## [Required work]
Transcribe all of the material below word for word and leave out its pictures.

## [Data]
□ □ □ □ □ □ □
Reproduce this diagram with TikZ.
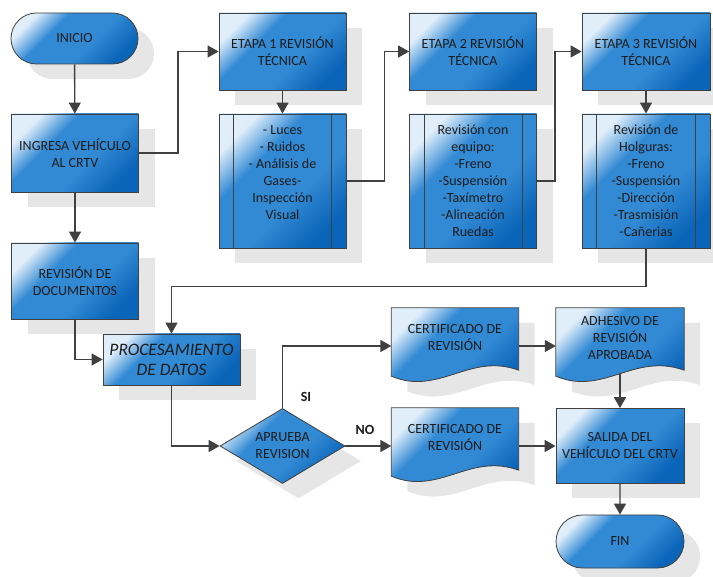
\documentclass[tikz,border=0pt]{standalone}
\usepackage{fontspec}
\setmainfont{Carlito}
\usetikzlibrary{shapes.geometric,shapes.misc,arrows.meta,shadows,calc,backgrounds}

\definecolor{blight}{RGB}{224,238,250}
\definecolor{bmid}{RGB}{50,138,212}
\definecolor{bdark}{RGB}{10,100,184}
\definecolor{sgray}{RGB}{230,230,230}
\definecolor{lgray}{RGB}{64,64,64}
\definecolor{tgray}{RGB}{28,28,28}

\pgfdeclareverticalshading{boxshade}{100bp}{color(0bp)=(bdark); color(25bp)=(bdark); color(42bp)=(bmid); color(62bp)=(bmid); color(75bp)=(blight); color(100bp)=(blight)}

\newcommand{\docpath}[1]{(#1.north west) -- (#1.north east) -- ($(#1.south east)+(0,2)$)
  .. controls ($(#1.south west)+(78,-16)$) and ($(#1.south west)+(48,28)$) .. ($(#1.south west)+(0,8)$) -- cycle}

\begin{document}
\begin{tikzpicture}[x=1pt,y=-1pt,
  boxfill/.style={shading=boxshade, shading angle=45, draw=lgray, line width=0.8pt},
  shade/.style={drop shadow={shadow xshift=16pt, shadow yshift=-15pt, fill=sgray, opacity=1}},
  txt/.style={text=tgray, align=center, inner sep=0pt, font=\fontsize{14}{17}\selectfont},
  box/.style={rectangle, boxfill, shade, txt, minimum width=127, minimum height=77},
  term/.style={rounded rectangle, boxfill, shade, txt, minimum width=127, minimum height=51},
  sub/.style={box, minimum height=134},
  doc/.style={txt, minimum width=127, minimum height=60},
  arr/.style={draw=lgray, line width=1.4pt, -{Triangle[length=11pt,width=12pt]}}]
  \useasboundingbox (0,0) rectangle (713,577);
  \begin{pgfonlayer}{background}
    \fill[white] (0,0) rectangle (713,577);
  \end{pgfonlayer}

  % columna izquierda
  \node[term] (inicio) at (74.5,38.5) {INICIO};
  \node[box, minimum height=78] (ingresa) at (75,153) {INGRESA VEHÍCULO\\AL CRTV};
  \node[box, minimum height=76] (revdoc) at (75,281) {REVISIÓN DE\\DOCUMENTOS};
  \node[box, minimum width=137, minimum height=51, font=\fontsize{17.5}{20}\selectfont\itshape] (proc) at (171.5,359.5) {PROCESAMIENTO\\DE DATOS};

  % etapas
  \node[box] (etapa1) at (282.5,51.5) {ETAPA 1 REVISIÓN\\TÉCNICA};
  \node[sub] (luces) at (282.5,181) {- Luces\\- Ruidos\\- Análisis de\\Gases-\\Inspección\\Visual\\\mbox{}};
  \node[box] (etapa2) at (473,51.5) {ETAPA 2 REVISIÓN\\TÉCNICA};
  \node[sub] (equipo) at (473,181) {Revisión con\\equipo:\\-Freno\\-Suspensión\\-Taxímetro\\-Alineación\\Ruedas};
  \node[box, minimum width=128] (etapa3) at (646,51.5) {ETAPA 3 REVISIÓN\\TÉCNICA};
  \node[sub, minimum width=128] (holguras) at (646,181) {Revisión de\\Holguras:\\-Freno\\-Suspensión\\-Dirección\\-Trasmisión\\-Cañerias};
  \foreach \p in {luces,equipo,holguras}
    \draw[draw=lgray, line width=0.8pt] ([xshift=15pt]\p.north west) -- ([xshift=15pt]\p.south west)
      ([xshift=-15pt]\p.north east) -- ([xshift=-15pt]\p.south east);

  % decision y salida
  \node[diamond, aspect=1.67, boxfill, shade, txt, minimum width=125, minimum height=75] (aprueba) at (282.5,446) {APRUEBA\\REVISION};
  \node[doc] (cert1) at (455,338) {CERTIFICADO DE\\REVISIÓN};
  \node[doc, minimum width=128] (adhes) at (620,338) {ADHESIVO DE\\REVISIÓN\\APROBADA};
  \node[doc] (cert2) at (455,438) {CERTIFICADO DE\\REVISIÓN};
  \node[box, minimum width=128, minimum height=75] (salida) at (620,446) {SALIDA DEL\\VEHÍCULO DEL CRTV};
  \node[term, minimum width=128, minimum height=53] (fin) at (620,541.5) {FIN};
  \begin{pgfonlayer}{background}
    \foreach \d in {cert1,adhes,cert2} {
      \fill[sgray, transform canvas={shift={(16pt,-15pt)}}] \docpath{\d};
      \path[boxfill] \docpath{\d};
    }
  \end{pgfonlayer}
  \node[txt, font=\fontsize{14}{17}\selectfont\bfseries] (si) at (306,397) {SI};
  \node[txt, font=\fontsize{14}{17}\selectfont\bfseries] (no) at (365,430) {NO};

  \draw[arr] (inicio) -- (ingresa);
  \draw[arr] (ingresa.east) -- ++(39,0) |- (etapa1.west);
  \draw[arr] (etapa1) -- (luces);
  \draw[arr] (luces.east) -- ++(38,0) |- (etapa2.west);
  \draw[arr] (equipo.east) -- ++(18,0) |- (etapa3.west);
  \draw[arr] (etapa3) -- (holguras);
  \draw[arr] (holguras.south) -- ++(0,38) -| (proc.north);
  \draw[arr] (ingresa) -- (revdoc);
  \draw[arr] (revdoc.south) |- (proc.west);
  \draw[arr] (proc.south) |- (aprueba.west);
  \draw[arr] (aprueba.north) |- ([yshift=-8pt]cert1.west);
  \draw[arr] (aprueba.east) -- ([yshift=-8pt]cert2.west);
  \draw[arr] ([yshift=-8pt]cert1.east) -- ([yshift=-8pt]adhes.west);
  \draw[arr] ([yshift=-5pt]adhes.south) -- (salida.north);
  \draw[arr] ([yshift=-8pt]cert2.east) -- (salida.west);
  \draw[arr] (salida) -- (fin);
\end{tikzpicture}
\end{document}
□ □ □ □ □ □ □
## [Complete response]
Reproduce this diagram with TikZ.
\documentclass[tikz,border=0pt]{standalone}
\usepackage{fontspec}
\setmainfont{Carlito}
\usetikzlibrary{shapes.geometric,shapes.misc,arrows.meta,shadows,calc,backgrounds}

\definecolor{blight}{RGB}{224,238,250}
\definecolor{bmid}{RGB}{50,138,212}
\definecolor{bdark}{RGB}{10,100,184}
\definecolor{sgray}{RGB}{230,230,230}
\definecolor{lgray}{RGB}{64,64,64}
\definecolor{tgray}{RGB}{28,28,28}

\pgfdeclareverticalshading{boxshade}{100bp}{color(0bp)=(bdark); color(25bp)=(bdark); color(42bp)=(bmid); color(62bp)=(bmid); color(75bp)=(blight); color(100bp)=(blight)}

\newcommand{\docpath}[1]{(#1.north west) -- (#1.north east) -- ($(#1.south east)+(0,2)$)
  .. controls ($(#1.south west)+(78,-16)$) and ($(#1.south west)+(48,28)$) .. ($(#1.south west)+(0,8)$) -- cycle}

\begin{document}
\begin{tikzpicture}[x=1pt,y=-1pt,
  boxfill/.style={shading=boxshade, shading angle=45, draw=lgray, line width=0.8pt},
  shade/.style={drop shadow={shadow xshift=16pt, shadow yshift=-15pt, fill=sgray, opacity=1}},
  txt/.style={text=tgray, align=center, inner sep=0pt, font=\fontsize{14}{17}\selectfont},
  box/.style={rectangle, boxfill, shade, txt, minimum width=127, minimum height=77},
  term/.style={rounded rectangle, boxfill, shade, txt, minimum width=127, minimum height=51},
  sub/.style={box, minimum height=134},
  doc/.style={txt, minimum width=127, minimum height=60},
  arr/.style={draw=lgray, line width=1.4pt, -{Triangle[length=11pt,width=12pt]}}]
  \useasboundingbox (0,0) rectangle (713,577);
  \begin{pgfonlayer}{background}
    \fill[white] (0,0) rectangle (713,577);
  \end{pgfonlayer}

  % columna izquierda
  \node[term] (inicio) at (74.5,38.5) {INICIO};
  \node[box, minimum height=78] (ingresa) at (75,153) {INGRESA VEHÍCULO\\AL CRTV};
  \node[box, minimum height=76] (revdoc) at (75,281) {REVISIÓN DE\\DOCUMENTOS};
  \node[box, minimum width=137, minimum height=51, font=\fontsize{17.5}{20}\selectfont\itshape] (proc) at (171.5,359.5) {PROCESAMIENTO\\DE DATOS};

  % etapas
  \node[box] (etapa1) at (282.5,51.5) {ETAPA 1 REVISIÓN\\TÉCNICA};
  \node[sub] (luces) at (282.5,181) {- Luces\\- Ruidos\\- Análisis de\\Gases-\\Inspección\\Visual\\\mbox{}};
  \node[box] (etapa2) at (473,51.5) {ETAPA 2 REVISIÓN\\TÉCNICA};
  \node[sub] (equipo) at (473,181) {Revisión con\\equipo:\\-Freno\\-Suspensión\\-Taxímetro\\-Alineación\\Ruedas};
  \node[box, minimum width=128] (etapa3) at (646,51.5) {ETAPA 3 REVISIÓN\\TÉCNICA};
  \node[sub, minimum width=128] (holguras) at (646,181) {Revisión de\\Holguras:\\-Freno\\-Suspensión\\-Dirección\\-Trasmisión\\-Cañerias};
  \foreach \p in {luces,equipo,holguras}
    \draw[draw=lgray, line width=0.8pt] ([xshift=15pt]\p.north west) -- ([xshift=15pt]\p.south west)
      ([xshift=-15pt]\p.north east) -- ([xshift=-15pt]\p.south east);

  % decision y salida
  \node[diamond, aspect=1.67, boxfill, shade, txt, minimum width=125, minimum height=75] (aprueba) at (282.5,446) {APRUEBA\\REVISION};
  \node[doc] (cert1) at (455,338) {CERTIFICADO DE\\REVISIÓN};
  \node[doc, minimum width=128] (adhes) at (620,338) {ADHESIVO DE\\REVISIÓN\\APROBADA};
  \node[doc] (cert2) at (455,438) {CERTIFICADO DE\\REVISIÓN};
  \node[box, minimum width=128, minimum height=75] (salida) at (620,446) {SALIDA DEL\\VEHÍCULO DEL CRTV};
  \node[term, minimum width=128, minimum height=53] (fin) at (620,541.5) {FIN};
  \begin{pgfonlayer}{background}
    \foreach \d in {cert1,adhes,cert2} {
      \fill[sgray, transform canvas={shift={(16pt,-15pt)}}] \docpath{\d};
      \path[boxfill] \docpath{\d};
    }
  \end{pgfonlayer}
  \node[txt, font=\fontsize{14}{17}\selectfont\bfseries] (si) at (306,397) {SI};
  \node[txt, font=\fontsize{14}{17}\selectfont\bfseries] (no) at (365,430) {NO};

  \draw[arr] (inicio) -- (ingresa);
  \draw[arr] (ingresa.east) -- ++(39,0) |- (etapa1.west);
  \draw[arr] (etapa1) -- (luces);
  \draw[arr] (luces.east) -- ++(38,0) |- (etapa2.west);
  \draw[arr] (equipo.east) -- ++(18,0) |- (etapa3.west);
  \draw[arr] (etapa3) -- (holguras);
  \draw[arr] (holguras.south) -- ++(0,38) -| (proc.north);
  \draw[arr] (ingresa) -- (revdoc);
  \draw[arr] (revdoc.south) |- (proc.west);
  \draw[arr] (proc.south) |- (aprueba.west);
  \draw[arr] (aprueba.north) |- ([yshift=-8pt]cert1.west);
  \draw[arr] (aprueba.east) -- ([yshift=-8pt]cert2.west);
  \draw[arr] ([yshift=-8pt]cert1.east) -- ([yshift=-8pt]adhes.west);
  \draw[arr] ([yshift=-5pt]adhes.south) -- (salida.north);
  \draw[arr] ([yshift=-8pt]cert2.east) -- (salida.west);
  \draw[arr] (salida) -- (fin);
\end{tikzpicture}
\end{document}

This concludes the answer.